The privacy guidelines follow the widespread use of electronic records exchange between doctors, hospitals and insurance companies as well as other persons and organizations that may have a legitimate need for an individual's medical information. Most insurance claims are sent electronically and the transition to this procedure has accelerated recently. Later this year, Medicare will require all claims to be sent electronically.

HIPAA is a favorite target of management critics. It's costly, time-consuming, and burdensome in training and paperwork. Every health-care entity must designate a privacy officer.

On the other hand, HIPAA may alert patients who previously had little or no idea about what their medical records contain. At first, most patients might not likely notice the impact of the law but it will affect everybody at one point or another. And, it will trigger some nagging headaches for physicians, health insurance managers, and hospital administrators, especially in dealing with the media.

The new privacy rules set up specific procedures for requesting access to patient records, amendments to medical records, and confidential communications from the respective physician's office or health plan. Health-care organizations will be able to release an individual's medical information only after receiving the patient's signed authorization.

For patients requesting anonymity during a hospital stay, the institution will not be permitted to release any patient information to the media or even to family members. Only clergy have some leeway under the new privacy rules. The guidelines expressly stipulate that information cannot be confirmed to a police officer without a court order.

The new privacy guidelines perhaps will be most immediately noticed in automobile accidents or similar incidents. Information, for example, will be released to media only if they have the patient's name. The patient's condition and specific location in the hospital are the only pieces of information that may be released under the new law. In fact, the guidelines provide five single-word options for describing a patient's condition (undetermined, good, fair, serious, and critical).

In cases of patients in comas, staff members are permitted to use their discretion.

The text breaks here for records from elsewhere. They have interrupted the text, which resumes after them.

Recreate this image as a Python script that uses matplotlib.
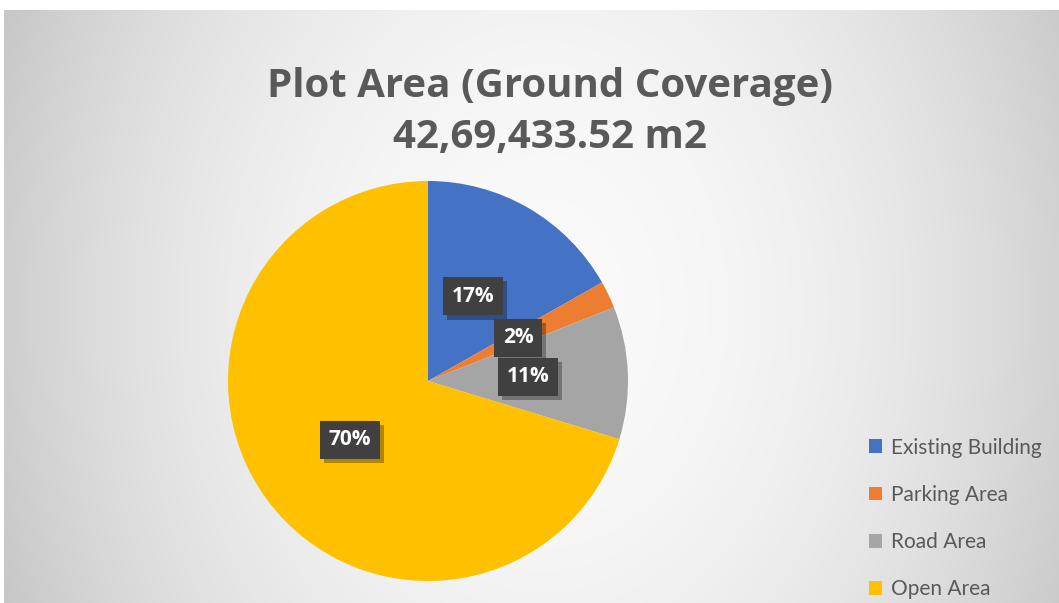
import numpy as np
import matplotlib.pyplot as plt
from matplotlib import patheffects
from matplotlib.patches import Patch

plt.rcParams['font.family'] = ['Lato', 'DejaVu Sans']

categories = ['Existing Building', 'Parking Area', 'Road Area', 'Open Area']
shares = [16.8, 2.2, 10.7, 70.3]
colors = ['#4472C4', '#ED7D31', '#A5A5A5', '#FFC000']
title = 'Plot Area (Ground Coverage)\n42,69,433.52 m2'

W, H = 1059, 603
fig = plt.figure(figsize=(W / 100, H / 100), dpi=100)
fig.patch.set_facecolor('white')

# chart area with a soft radial fill, lighter towards the middle
bg = fig.add_axes([4 / W, 0, 1 - 4 / W, (H - 10) / H], zorder=-5)
yy, xx = np.mgrid[0:H - 10, 0:W - 4]
d2 = ((xx - 540) / 530.0) ** 2 + ((yy - 296) / 700.0) ** 2
shade = np.clip(250 - 42 * d2, 0, 255) / 255.0
bg.imshow(np.dstack([shade] * 3), aspect='auto', interpolation='bilinear')
bg.set_axis_off()

fig.text(550 / W, 1 - 112 / H, title, ha='center', va='center',
         fontsize=29, fontweight='bold', color='#595959', linespacing=1.42,
         family=['Open Sans', 'DejaVu Sans'])

# pie, centred at (428, 381) px with radius 200 px
ax = fig.add_axes([228 / W, (H - 581) / H, 400 / W, 400 / H])
wedges, _, autotexts = ax.pie(shares, colors=colors, startangle=90,
                              counterclock=False, radius=1,
                              autopct=lambda p: '%.0f%%' % p,
                              pctdistance=0.5,
                              textprops=dict(color='white', fontsize=15,
                                             fontweight='bold',
                                             family=['Open Sans', 'DejaVu Sans']))
ax.set_xlim(-1, 1)
ax.set_ylim(-1, 1)
ax.set_axis_off()

# the big slice gets its label nearer the lower left
ang = np.deg2rad(217)
autotexts[3].set_position((0.49 * np.cos(ang), 0.49 * np.sin(ang)))
autotexts[0].set_position((0.48 * np.cos(np.deg2rad(62)), 0.48 * np.sin(np.deg2rad(62))))

for t in autotexts:
    t.set_bbox(dict(boxstyle='square,pad=0.42', facecolor='#404040',
                    edgecolor='none', linewidth=0))
    t.get_bbox_patch().set_path_effects([
        patheffects.SimplePatchShadow(offset=(3, -3), shadow_rgbFace='#000000',
                                      alpha=0.3),
        patheffects.Normal()])

handles = [Patch(facecolor=c, edgecolor='none') for c in colors]
fig.legend(handles, categories, loc='upper left',
           bbox_to_anchor=(850 / W, 1 - 419 / H), frameon=False,
           fontsize=15, labelcolor='#595959', handlelength=0.65,
           handleheight=0.65, handletextpad=0.4, labelspacing=1.3)

fig.savefig('out.png', dpi=100)
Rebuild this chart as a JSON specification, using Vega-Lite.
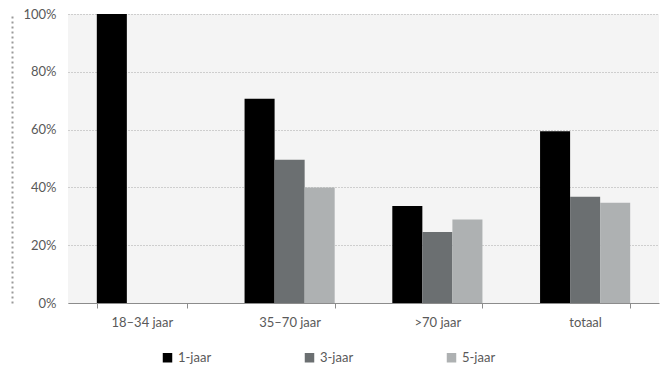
{
  "$schema": "https://vega.github.io/schema/vega-lite/v6.json",
  "width": 591,
  "height": 289,
  "autosize": {"type": "none"},
  "padding": {"left": 68, "top": 14, "right": 5, "bottom": 67},
  "background": "white",
  "config": {
    "view": {"fill": "#f4f4f4", "stroke": null},
    "font": "Lato"
  },
  "data": {
    "values": [
      {"groep": "18–34 jaar", "reeks": "1-jaar", "waarde": 100},
      {"groep": "18–34 jaar", "reeks": "3-jaar", "waarde": 0},
      {"groep": "18–34 jaar", "reeks": "5-jaar", "waarde": 0},
      {"groep": "35–70 jaar", "reeks": "1-jaar", "waarde": 70.7},
      {"groep": "35–70 jaar", "reeks": "3-jaar", "waarde": 49.6},
      {"groep": "35–70 jaar", "reeks": "5-jaar", "waarde": 40.0},
      {"groep": ">70 jaar", "reeks": "1-jaar", "waarde": 33.6},
      {"groep": ">70 jaar", "reeks": "3-jaar", "waarde": 24.6},
      {"groep": ">70 jaar", "reeks": "5-jaar", "waarde": 28.9},
      {"groep": "totaal", "reeks": "1-jaar", "waarde": 59.4},
      {"groep": "totaal", "reeks": "3-jaar", "waarde": 36.8},
      {"groep": "totaal", "reeks": "5-jaar", "waarde": 34.7}
    ]
  },
  "encoding": {
    "x": {
      "field": "groep",
      "type": "nominal",
      "sort": ["18–34 jaar", "35–70 jaar", ">70 jaar", "totaal"],
      "scale": {"paddingInner": 0.39, "paddingOuter": 0.195},
      "axis": {
        "title": null,
        "labelAngle": 0,
        "labelFontSize": 13,
        "labelColor": "#595959",
        "labelPadding": 8,
        "domainColor": "#8c8c8c",
        "tickColor": "#8c8c8c",
        "tickSize": 5,
        "tickBand": "extent",
        "grid": false
      }
    },
    "xOffset": {
      "field": "reeks",
      "type": "nominal",
      "sort": ["1-jaar", "3-jaar", "5-jaar"],
      "scale": {"paddingInner": 0, "paddingOuter": 0}
    }
  },
  "layer": [
    {
      "mark": {"type": "bar"},
      "encoding": {
        "y": {
          "field": "waarde",
          "type": "quantitative",
          "scale": {"domain": [0, 100], "nice": false},
          "axis": {
            "title": null,
            "orient": "left",
            "values": [0, 20, 40, 60, 80, 100],
            "labelExpr": "datum.value + '%'",
            "labelFontSize": 13,
            "labelColor": "#595959",
            "labelPadding": 12,
            "domain": false,
            "ticks": false,
            "gridColor": "#a8a8a8",
            "gridDash": [1, 2],
            "gridWidth": 1
          }
        },
        "color": {
          "field": "reeks",
          "type": "nominal",
          "sort": ["1-jaar", "3-jaar", "5-jaar"],
          "scale": {"range": ["#000000", "#6b6f71", "#aeb1b2"]},
          "legend": {
            "title": null,
            "orient": "none",
            "legendX": 93,
            "legendY": 337,
            "direction": "horizontal",
            "symbolType": "square",
            "symbolSize": 90,
            "symbolStrokeWidth": 0,
            "labelFontSize": 13,
            "labelColor": "#595959",
            "labelOffset": 4,
            "columnPadding": 91
          }
        }
      }
    },
    {
      "mark": {"type": "bar", "opacity": 0},
      "encoding": {
        "y": {
          "field": "waarde",
          "type": "quantitative",
          "scale": {"domain": [0, 100], "nice": false},
          "axis": {
            "title": null,
            "orient": "left",
            "offset": 56,
            "labels": false,
            "ticks": false,
            "grid": false,
            "domainColor": "#9a9a9a",
            "domainDash": [2, 3],
            "domainWidth": 2
          }
        }
      }
    }
  ],
  "resolve": {"scale": {"y": "independent"}, "axis": {"y": "independent"}}
}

They may rely on immediate family members to make the decision or wait until the patient is conscious.

The law provides some exceptions. For instance, information about patients with a reportable disease must be sent to the appropriate public health authority. To safeguard individual rights, however, the provider will be required to keep a log of all disclosures, and patients are entitled to a copy of it.

Extra care will be needed even in seemingly ordinary situations where, for example, a husband is calling for a prescription renewal for his wife and requests a voicemail message indicating when the prescription is ready for pickup. As long as the spouse has authorized the release of treatment information concerning her current illness, there is no problem.

The guidelines, however, could become a little sticky for some physician or clinical offices that have regular non-patient visitors, such as pharmaceutical sales representatives. For example, the staff will have to ensure that the salesperson cannot see or hear information about patients. Occasionally, staff may complete patient charts and files in open-access areas such as lunch rooms or doctors leave their office doors ajar while dictating patient information. Even front-room receptionists who normally talk with patients about how they are doing within earshot of the waiting room will have to exercise much greater discretion than what they had been accustomed to do.

The penalties for violating the rules range from fines to jail terms. All patients will receive a brochure that describes in detail the privacy provisions as well as procedures to file complaints if they believe their confidentiality has been breached.

Fortunately, I have spared the reader the avalanche of acronyms that HIPAA has generated. Who will benefit most prominently from HIPAA? If the recent experience of Y2K is any indication, attorneys and consultants should make out quite handsomely, thank you.

 

 

--Les Roka is an assistant professor of journalism at USU and formerly an information officer for hospitals in Ohio.